- [Exercise directions]
Below is a listing; print exactly its lines from the one containing "Emit a Python" down to the one containing "import plotly.graph_objects as go", both inclusive, with every picture left out.

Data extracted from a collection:
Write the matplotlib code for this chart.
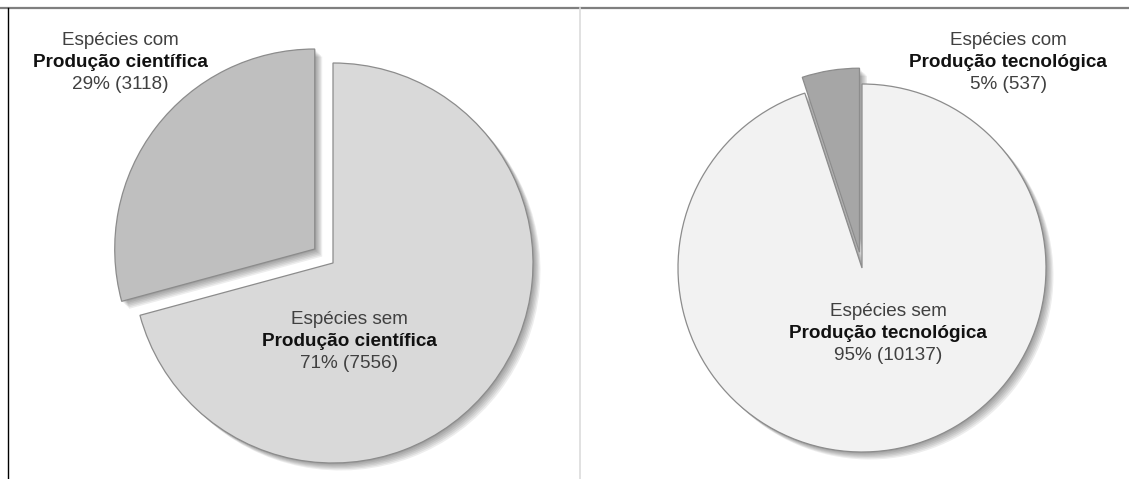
import matplotlib.pyplot as plt
from matplotlib.patches import Shadow

# species counts with / without production
cient_labels = ['Espécies com', 'Espécies sem']
cient_values = [3118, 7556]
tec_labels = ['Espécies com', 'Espécies sem']
tec_values = [537, 10137]

cient_colors = ['#bfbfbf', '#d9d9d9']
tec_colors = ['#a6a6a6', '#f2f2f2']

W, H = 1129, 479


def add_shadow(ax, wedges):
    # soft drop shadow made of a few faint offset copies
    for w in wedges:
        for k in range(1, 7):
            s = Shadow(w, k * 0.9, -k * 0.9, facecolor='k', edgecolor='none',
                       alpha=0.07)
            ax.add_patch(s)


def draw_label(ax, x, y, head, bold, value, total):
    pct = round(100 * value / total)
    ax.text(x, H - y, head, ha='center', va='center', fontsize=13.6,
            color='#404040', family='Liberation Sans')
    ax.text(x, H - y - 22, bold, ha='center', va='center', fontsize=13.6,
            color='#111111', family='Liberation Sans', fontweight='bold')
    ax.text(x, H - y - 44, f'{pct}% ({value})', ha='center', va='center',
            fontsize=13.6, color='#404040', family='Liberation Sans')


fig = plt.figure(figsize=(W / 100, H / 100), dpi=100)
ax = fig.add_axes([0, 0, 1, 1])

# explode offsets are in data units (pixels here)
wl, _ = ax.pie(cient_values, colors=cient_colors, startangle=90,
               explode=[23, 0], center=(333, H - 263), radius=200,
               frame=True,
               wedgeprops=dict(edgecolor='#8c8c8c', linewidth=0.9))
add_shadow(ax, wl)

wr, _ = ax.pie(tec_values, colors=tec_colors, startangle=90,
               explode=[16, 0], center=(862, H - 268), radius=184,
               frame=True,
               wedgeprops=dict(edgecolor='#8c8c8c', linewidth=0.9))
add_shadow(ax, wr)

ax.set_xlim(0, W)
ax.set_ylim(0, H)
ax.set_aspect('auto')
ax.axis('off')

total_c = sum(cient_values)
total_t = sum(tec_values)
draw_label(ax, 120, 40, cient_labels[0], 'Produção científica',
           cient_values[0], total_c)
draw_label(ax, 349, 320, cient_labels[1], 'Produção científica',
           cient_values[1], total_c)
draw_label(ax, 1008, 40, tec_labels[0], 'Produção tecnológica',
           tec_values[0], total_t)
draw_label(ax, 888, 312, tec_labels[1], 'Produção tecnológica',
           tec_values[1], total_t)

# frame lines around the two panels
ax.plot([0, W], [H - 7.5, H - 7.5], color='#7f7f7f', lw=1.6,
        solid_capstyle='butt')
ax.plot([7.5, 7.5], [0, H - 8], color='black', lw=1.0)
ax.plot([580, 580], [0, H - 8], color='#dcdcdc', lw=1.2)

fig.savefig('out.png', dpi=100, facecolor='white')
plt.close(fig)
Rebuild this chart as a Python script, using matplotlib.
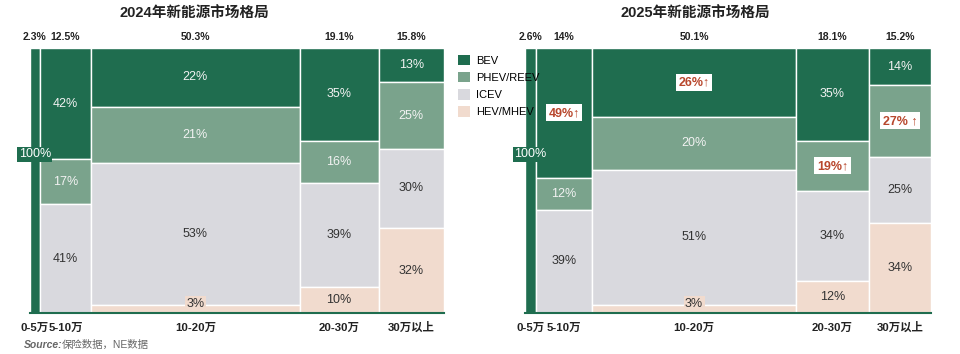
import matplotlib.pyplot as plt
from matplotlib.patches import Patch

plt.rcParams['font.family'] = ['Liberation Sans', 'Noto Sans CJK SC', 'DejaVu Sans']

# 价格区间 和 各区间份额
price_bands = ['0-5万', '5-10万', '10-20万', '20-30万', '30万以上']
share_2024 = [2.3, 12.5, 50.3, 19.1, 15.8]
share_2025 = [2.6, 14, 50.1, 18.1, 15.2]
share_labels_2024 = ['2.3%', '12.5%', '50.3%', '19.1%', '15.8%']
share_labels_2025 = ['2.6%', '14%', '50.1%', '18.1%', '15.2%']

powertrains = ['BEV', 'PHEV/REEV', 'ICEV', 'HEV/MHEV']
colors = ['#1f6d4f', '#7aa38c', '#d9d9de', '#f1dbce']
text_colors = ['#f2f2f2', '#f2f2f2', '#333333', '#333333']

# 每个区间内各动力类型占比（从上到下：BEV, PHEV, ICEV, HEV）
mix_2024 = [
    [100, 0, 0, 0],
    [42, 17, 41, 0],
    [22, 21, 53, 3],
    [35, 16, 39, 10],
    [13, 25, 30, 32],
]
mix_2025 = [
    [100, 0, 0, 0],
    [49, 12, 39, 0],
    [26, 20, 51, 3],
    [35, 19, 34, 12],
    [14, 27, 25, 34],
]
# 2025 增长标注
highlight_2025 = {(1, 0): '49%↑', (2, 0): '26%↑', (3, 1): '19%↑', (4, 1): '27% ↑'}

green = colors[0]


def draw(ax, shares, share_labels, mix, highlights):
    left = 0
    for i, (w, col) in enumerate(zip(shares, mix)):
        total = sum(col)
        top = 100.0
        cx = left + w / 2
        for j, v in enumerate(col):
            if v == 0:
                continue
            h = v / total * 100
            ax.bar(left, h, width=w, bottom=top - h, align='edge',
                   color=colors[j], edgecolor='white', linewidth=1)
            cy = top - h / 2
            if i == 0:
                ax.text(cx, 60, f'{v}%', ha='center', va='center', fontsize=9,
                        color='white', zorder=6,
                        bbox=dict(boxstyle='square,pad=0.12', fc=green, ec='none'))
            elif (i, j) in highlights:
                ax.text(cx, cy, highlights[(i, j)], ha='center', va='center',
                        fontsize=9, fontweight='bold', color='#b8472d', zorder=6,
                        bbox=dict(boxstyle='square,pad=0.2', fc='white', ec='none'))
            elif h < 6:
                ax.text(cx, 1.2, f'{v}%', ha='center', va='bottom', fontsize=9,
                        color='#333333', zorder=6,
                        bbox=dict(boxstyle='square,pad=0.12', fc=colors[j], ec='none'))
            else:
                ax.text(cx, cy, f'{v}%', ha='center', va='center', fontsize=9,
                        color=text_colors[j])
            top -= h
        trans = ax.get_xaxis_transform()
        ax.text(cx, 1.042, share_labels[i], transform=trans,
                ha='center', va='center', fontsize=7.5, fontweight='bold', color='#222222')
        ax.text(cx, -0.068, price_bands[i], transform=trans,
                ha='center', va='baseline', fontsize=8.2, fontweight='bold', color='#222222')
        left += w

    ax.set_xlim(0, sum(shares))
    ax.set_ylim(0, 100)
    ax.axhline(0, color=green, lw=1.5, zorder=5, clip_on=False)
    ax.set_xticks([])
    ax.set_yticks([])
    for s in ax.spines.values():
        s.set_visible(False)


fig = plt.figure(figsize=(9.6, 3.54), dpi=100)
ax1 = fig.add_axes([30 / 960, 41 / 354, 414 / 960, 265 / 354])
ax2 = fig.add_axes([525 / 960, 41 / 354, 406 / 960, 265 / 354])

draw(ax1, share_2024, share_labels_2024, mix_2024, {})
draw(ax2, share_2025, share_labels_2025, mix_2025, highlight_2025)

fig.text(194 / 960, 1 - 14 / 354, '2024年新能源市场格局', ha='center', va='center',
         fontsize=10.5, fontweight='bold', color='#222222')
fig.text(695 / 960, 1 - 14 / 354, '2025年新能源市场格局', ha='center', va='center',
         fontsize=10.5, fontweight='bold', color='#222222')

handles = [Patch(facecolor=c, edgecolor='none') for c in colors]
fig.legend(handles, powertrains, loc='upper left', bbox_to_anchor=(452 / 960, 1 - 49 / 354),
           frameon=False, fontsize=8, handlelength=1.1, handleheight=1.1,
           labelspacing=0.55, handletextpad=0.6, borderpad=0)

fig.text(24 / 960, 1 - 345 / 354, 'Source:', ha='left', va='center', fontsize=7.5,
         fontstyle='italic', fontweight='bold', color='#666666')
fig.text(62 / 960, 1 - 345 / 354, '保险数据，NE数据', ha='left', va='center', fontsize=7.5,
         color='#666666')

fig.savefig('out.png', dpi=100)
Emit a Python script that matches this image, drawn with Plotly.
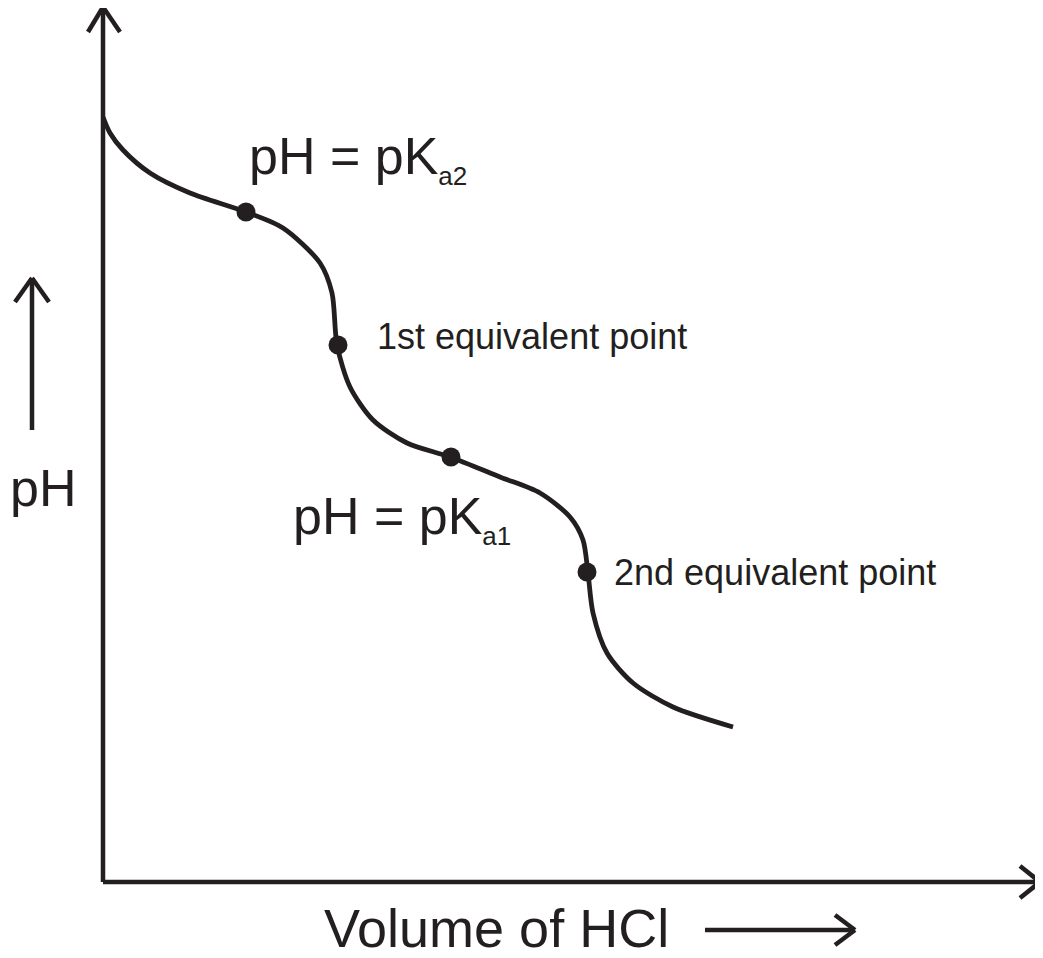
import plotly.graph_objects as go

# curve (arbitrary units: volume of HCl, pH)
volume = [0.0, 0.7, 2.0, 4.7, 8.7, 14.3, 18.0, 21.7, 22.9, 23.4, 24.7, 27.0, 30.4,
          34.7, 39.7, 43.7, 46.7, 48.0, 48.5, 49.0, 50.4, 53.0, 57.0, 63.0]
ph = [76.5, 74.9, 73.2, 70.9, 68.9, 67.0, 65.4, 61.9, 58.9, 53.7, 49.5, 46.2, 43.9,
      42.5, 40.5, 38.9, 36.5, 34.2, 30.9, 26.9, 22.9, 19.9, 17.5, 15.5]

# marked points: pKa2, 1st eq. point, pKa1, 2nd eq. point
point_volume = [14.3, 23.5, 34.8, 48.4]
point_ph = [67.0, 53.7, 42.5, 31.0]

INK = '#231f20'
FONT = 'Liberation Sans, Arial, sans-serif'

fig = go.Figure()
fig.add_trace(go.Scatter(x=volume, y=ph, mode='lines',
                         line=dict(color=INK, width=4.8, shape='spline', smoothing=0.8),
                         hoverinfo='skip'))
fig.add_trace(go.Scatter(x=point_volume, y=point_ph, mode='markers',
                         marker=dict(color=INK, size=19), hoverinfo='skip'))


def arrow(x0, y0, x1, y1, wings):
    # straight shaft plus an open chevron head
    shapes = [dict(type='line', x0=x0, y0=y0, x1=x1, y1=y1, xref='x', yref='y',
                   line=dict(color=INK, width=4.5))]
    for wx, wy in wings:
        shapes.append(dict(type='line', x0=wx, y0=wy, x1=x1, y1=y1, xref='x', yref='y',
                           line=dict(color=INK, width=4.5)))
    return shapes


shapes = []
shapes += arrow(0, 0, 0, 87.5, [(-1.5, 85.0), (1.7, 85.0)])      # pH axis
shapes += arrow(0, 0, 93.7, 0, [(91.7, 1.6), (91.7, -1.6)])      # volume axis
shapes += arrow(-7.1, 45.2, -7.1, 60.4, [(-8.8, 58.0), (-5.4, 58.0)])
shapes += arrow(60.2, -4.8, 75.2, -4.8, [(73.2, -3.3), (73.2, -6.3)])

annotations = [
    dict(x=14.4, y=72.3, text="pH = pK<sub><span style='font-size:26px'>a2</span></sub>",
         font=dict(family=FONT, size=52, color=INK)),
    dict(x=27.2, y=54.6, text='1st equivalent point',
         font=dict(family=FONT, size=36, color=INK)),
    dict(x=18.8, y=36.3, text="pH = pK<sub><span style='font-size:26px'>a1</span></sub>",
         font=dict(family=FONT, size=52, color=INK)),
    dict(x=50.9, y=31.0, text='2nd equivalent point',
         font=dict(family=FONT, size=36, color=INK)),
    dict(x=-9.5, y=39.4, text='pH', font=dict(family=FONT, size=52, color=INK)),
    dict(x=21.9, y=-4.6, text='Volume of HCl', font=dict(family=FONT, size=54, color=INK)),
]
for a in annotations:
    a.update(xref='x', yref='y', xanchor='left', yanchor='middle', showarrow=False)

fig.update_layout(
    width=1043, height=958,
    margin=dict(l=0, r=0, t=0, b=0),
    paper_bgcolor='white', plot_bgcolor='white',
    showlegend=False,
    shapes=shapes,
    annotations=annotations,
)
# ranges offset by the page's 8px body margin
fig.update_xaxes(range=[-9.5, 94.8], visible=False, fixedrange=True)
fig.update_yaxes(range=[-8.4, 87.4], visible=False, fixedrange=True)

fig.write_html('out.html', config={'displayModeBar': False})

- [Solution to the exercise]
Emit a Python script that matches this image, drawn with Plotly.
import plotly.graph_objects as go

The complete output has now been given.